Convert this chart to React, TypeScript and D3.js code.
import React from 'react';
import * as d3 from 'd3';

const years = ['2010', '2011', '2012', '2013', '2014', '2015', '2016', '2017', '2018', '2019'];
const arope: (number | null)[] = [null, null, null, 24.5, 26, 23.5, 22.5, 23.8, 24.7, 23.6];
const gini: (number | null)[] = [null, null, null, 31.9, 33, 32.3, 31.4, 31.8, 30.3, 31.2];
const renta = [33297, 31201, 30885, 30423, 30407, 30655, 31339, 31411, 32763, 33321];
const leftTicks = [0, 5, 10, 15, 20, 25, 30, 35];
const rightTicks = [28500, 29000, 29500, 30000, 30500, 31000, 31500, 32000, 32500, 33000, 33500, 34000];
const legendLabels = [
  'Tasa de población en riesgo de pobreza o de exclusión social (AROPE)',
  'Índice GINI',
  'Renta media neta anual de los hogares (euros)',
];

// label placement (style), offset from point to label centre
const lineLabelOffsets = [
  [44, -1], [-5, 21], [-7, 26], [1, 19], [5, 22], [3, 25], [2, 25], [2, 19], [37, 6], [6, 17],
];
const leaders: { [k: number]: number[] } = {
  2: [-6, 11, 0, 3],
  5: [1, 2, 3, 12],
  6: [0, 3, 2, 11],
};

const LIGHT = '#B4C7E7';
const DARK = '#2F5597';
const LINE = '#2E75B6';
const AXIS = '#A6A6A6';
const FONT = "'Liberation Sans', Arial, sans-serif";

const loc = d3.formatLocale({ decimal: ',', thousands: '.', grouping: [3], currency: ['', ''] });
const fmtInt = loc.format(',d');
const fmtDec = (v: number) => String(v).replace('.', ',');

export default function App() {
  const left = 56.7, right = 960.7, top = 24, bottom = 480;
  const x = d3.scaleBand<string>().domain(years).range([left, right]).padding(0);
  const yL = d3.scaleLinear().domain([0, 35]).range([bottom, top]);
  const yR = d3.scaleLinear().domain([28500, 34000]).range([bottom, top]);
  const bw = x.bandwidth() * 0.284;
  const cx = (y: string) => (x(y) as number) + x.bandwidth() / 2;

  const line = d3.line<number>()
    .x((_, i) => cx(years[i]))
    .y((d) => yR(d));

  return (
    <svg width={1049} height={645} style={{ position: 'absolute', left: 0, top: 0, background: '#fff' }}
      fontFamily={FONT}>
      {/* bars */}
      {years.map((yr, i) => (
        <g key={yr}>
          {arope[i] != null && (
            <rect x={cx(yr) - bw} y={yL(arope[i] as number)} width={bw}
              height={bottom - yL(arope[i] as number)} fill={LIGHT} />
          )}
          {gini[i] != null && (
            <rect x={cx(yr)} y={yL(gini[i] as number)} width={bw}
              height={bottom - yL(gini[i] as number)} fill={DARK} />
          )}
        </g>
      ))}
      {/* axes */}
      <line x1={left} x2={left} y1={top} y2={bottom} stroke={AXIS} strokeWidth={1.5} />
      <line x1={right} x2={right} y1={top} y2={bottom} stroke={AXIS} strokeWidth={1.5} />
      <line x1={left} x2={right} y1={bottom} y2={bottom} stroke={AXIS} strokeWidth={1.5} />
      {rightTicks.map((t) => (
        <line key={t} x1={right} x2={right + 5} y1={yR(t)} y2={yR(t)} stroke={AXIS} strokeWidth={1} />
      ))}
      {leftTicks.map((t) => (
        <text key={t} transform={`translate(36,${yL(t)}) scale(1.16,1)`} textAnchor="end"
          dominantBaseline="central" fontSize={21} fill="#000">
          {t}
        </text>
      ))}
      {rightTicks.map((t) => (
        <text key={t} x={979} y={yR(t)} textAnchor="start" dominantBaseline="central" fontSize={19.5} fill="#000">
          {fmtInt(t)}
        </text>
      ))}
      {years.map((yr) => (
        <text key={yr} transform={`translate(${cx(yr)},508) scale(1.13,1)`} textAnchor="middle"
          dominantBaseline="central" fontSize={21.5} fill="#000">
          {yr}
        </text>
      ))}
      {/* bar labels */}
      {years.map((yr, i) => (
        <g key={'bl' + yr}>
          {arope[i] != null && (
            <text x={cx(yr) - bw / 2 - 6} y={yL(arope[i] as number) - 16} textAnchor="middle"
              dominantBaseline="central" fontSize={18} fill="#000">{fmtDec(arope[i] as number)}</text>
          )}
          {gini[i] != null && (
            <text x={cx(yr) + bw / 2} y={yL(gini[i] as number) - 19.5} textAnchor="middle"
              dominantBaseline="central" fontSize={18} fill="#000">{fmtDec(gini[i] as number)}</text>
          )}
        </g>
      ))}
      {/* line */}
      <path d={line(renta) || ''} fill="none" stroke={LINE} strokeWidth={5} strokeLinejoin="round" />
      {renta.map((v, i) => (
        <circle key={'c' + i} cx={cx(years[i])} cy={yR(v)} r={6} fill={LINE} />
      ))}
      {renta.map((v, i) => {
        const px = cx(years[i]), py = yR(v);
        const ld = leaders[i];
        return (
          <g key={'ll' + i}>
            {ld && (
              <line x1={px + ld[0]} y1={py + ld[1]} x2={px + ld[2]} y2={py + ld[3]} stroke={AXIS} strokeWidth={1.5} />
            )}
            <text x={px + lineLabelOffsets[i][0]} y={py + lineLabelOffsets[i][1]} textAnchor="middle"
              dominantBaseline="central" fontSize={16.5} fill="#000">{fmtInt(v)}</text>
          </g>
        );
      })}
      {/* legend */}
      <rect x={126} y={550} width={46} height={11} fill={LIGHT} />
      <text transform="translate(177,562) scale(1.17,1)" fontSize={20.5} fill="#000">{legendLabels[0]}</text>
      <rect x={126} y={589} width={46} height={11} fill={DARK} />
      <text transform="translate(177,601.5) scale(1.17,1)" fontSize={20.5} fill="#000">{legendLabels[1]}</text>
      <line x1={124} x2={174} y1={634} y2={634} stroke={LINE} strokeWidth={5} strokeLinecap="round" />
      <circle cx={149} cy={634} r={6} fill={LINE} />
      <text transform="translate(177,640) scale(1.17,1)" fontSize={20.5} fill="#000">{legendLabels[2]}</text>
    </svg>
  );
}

...

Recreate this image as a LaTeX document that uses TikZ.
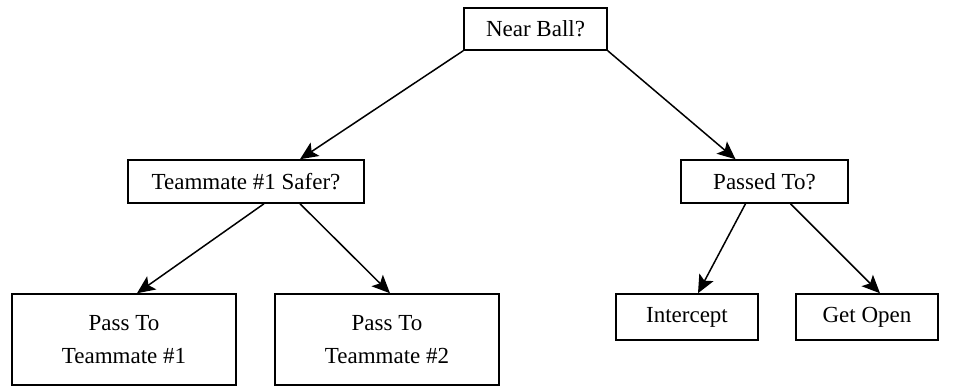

* [The request] The lines to extract from the data above begin with the line containing "Convert this chart" and end with the line containing "import * as d3 from 'd3';". Extract them exactly, including both.

* [Solution to this problem]
Convert this chart to React, TypeScript and D3.js code.
import React from 'react';
import * as d3 from 'd3';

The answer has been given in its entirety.